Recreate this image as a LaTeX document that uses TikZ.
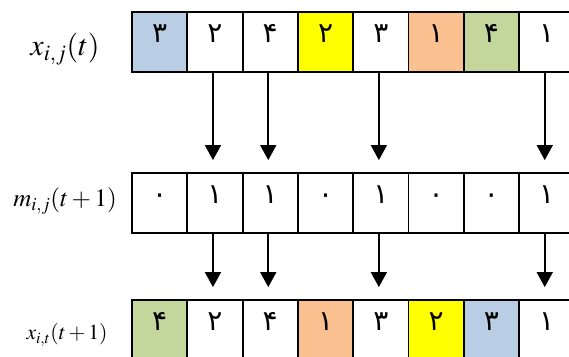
\documentclass[tikz,border=0pt]{standalone}
\usepackage{mathptmx}
\usepackage{fontspec}
\setmainfont{Liberation Serif}
\newfontfamily\persianfont[Script=Arabic]{DejaVu Sans}
\usetikzlibrary{arrows.meta, positioning}
\definecolor{cellblue}{HTML}{B9CDE5}
\definecolor{cellorange}{HTML}{FAC090}
\definecolor{cellgreen}{HTML}{C3D69B}
\definecolor{cellyellow}{HTML}{FFFF00}

\begin{document}
\begin{tikzpicture}[x=1pt, y=-1pt,
		cell/.style={draw, line width=1.8pt, minimum width=55.3pt, minimum height=60pt,
			inner sep=0pt, text height=22pt, text depth=22pt,
			font=\persianfont\fontsize{28}{30}\selectfont},
		lbl/.style={inner sep=0pt},
		arr/.style={-{Triangle[length=15pt, width=16pt]}, line width=1.6pt, shorten >=12pt}]
	\clip (0,0) rectangle (569,356);
	% x_{i,j}(t)
	\foreach \d/\c [count=\i] in {۳/cellblue, ۲/white, ۴/white, ۲/cellyellow, ۳/white, ۱/cellorange, ۴/cellgreen, ۱/white}
		\node[cell, fill=\c] (x\i) at ({132+55.3*(\i-0.5)}, 42) {\d};
	% m_{i,j}(t+1)
	\foreach \d [count=\i] in {۰, ۱, ۱, ۰, ۱, ۰, ۰, ۱}
		\node[cell] (m\i) at ({132+55.3*(\i-0.5)}, 203) {\d};
	% x_{i,t}(t+1)
	\foreach \d/\c [count=\i] in {۴/cellgreen, ۲/white, ۴/white, ۱/cellorange, ۳/white, ۲/cellyellow, ۳/cellblue, ۱/white}
		\node[cell, fill=\c] (y\i) at ({132+55.3*(\i-0.5)}, 330) {\d};
	\node[lbl, font=\fontsize{30}{34}\selectfont] (lx) at (65,49) {$x_{i,j}(t)$};
	\node[lbl, font=\fontsize{25}{29}\selectfont] (lm) at (65,201) {$m_{i,j}(t+1)$};
	\node[lbl, font=\fontsize{21.5}{25}\selectfont] (ly) at (67,335) {$x_{i,t}(t+1)$};
	\foreach \i in {2,3,5,8} {
		\draw[arr] ([xshift=-2pt]x\i.south) -- ([xshift=-2pt]m\i.north);
		\draw[arr] ([xshift=-2pt]m\i.south) -- ([xshift=-2pt]y\i.north);
	}
\end{tikzpicture}
\end{document}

*-*-*

PROBLEM DETAILS. Make an exact copy of all the material, but keep the pictures out of it.

FINAL RESULT.
Recreate this image as a LaTeX document that uses TikZ.
\documentclass[tikz,border=0pt]{standalone}
\usepackage{mathptmx}
\usepackage{fontspec}
\setmainfont{Liberation Serif}
\newfontfamily\persianfont[Script=Arabic]{DejaVu Sans}
\usetikzlibrary{arrows.meta, positioning}
\definecolor{cellblue}{HTML}{B9CDE5}
\definecolor{cellorange}{HTML}{FAC090}
\definecolor{cellgreen}{HTML}{C3D69B}
\definecolor{cellyellow}{HTML}{FFFF00}

\begin{document}
\begin{tikzpicture}[x=1pt, y=-1pt,
		cell/.style={draw, line width=1.8pt, minimum width=55.3pt, minimum height=60pt,
			inner sep=0pt, text height=22pt, text depth=22pt,
			font=\persianfont\fontsize{28}{30}\selectfont},
		lbl/.style={inner sep=0pt},
		arr/.style={-{Triangle[length=15pt, width=16pt]}, line width=1.6pt, shorten >=12pt}]
	\clip (0,0) rectangle (569,356);
	% x_{i,j}(t)
	\foreach \d/\c [count=\i] in {۳/cellblue, ۲/white, ۴/white, ۲/cellyellow, ۳/white, ۱/cellorange, ۴/cellgreen, ۱/white}
		\node[cell, fill=\c] (x\i) at ({132+55.3*(\i-0.5)}, 42) {\d};
	% m_{i,j}(t+1)
	\foreach \d [count=\i] in {۰, ۱, ۱, ۰, ۱, ۰, ۰, ۱}
		\node[cell] (m\i) at ({132+55.3*(\i-0.5)}, 203) {\d};
	% x_{i,t}(t+1)
	\foreach \d/\c [count=\i] in {۴/cellgreen, ۲/white, ۴/white, ۱/cellorange, ۳/white, ۲/cellyellow, ۳/cellblue, ۱/white}
		\node[cell, fill=\c] (y\i) at ({132+55.3*(\i-0.5)}, 330) {\d};
	\node[lbl, font=\fontsize{30}{34}\selectfont] (lx) at (65,49) {$x_{i,j}(t)$};
	\node[lbl, font=\fontsize{25}{29}\selectfont] (lm) at (65,201) {$m_{i,j}(t+1)$};
	\node[lbl, font=\fontsize{21.5}{25}\selectfont] (ly) at (67,335) {$x_{i,t}(t+1)$};
	\foreach \i in {2,3,5,8} {
		\draw[arr] ([xshift=-2pt]x\i.south) -- ([xshift=-2pt]m\i.north);
		\draw[arr] ([xshift=-2pt]m\i.south) -- ([xshift=-2pt]y\i.north);
	}
\end{tikzpicture}
\end{document}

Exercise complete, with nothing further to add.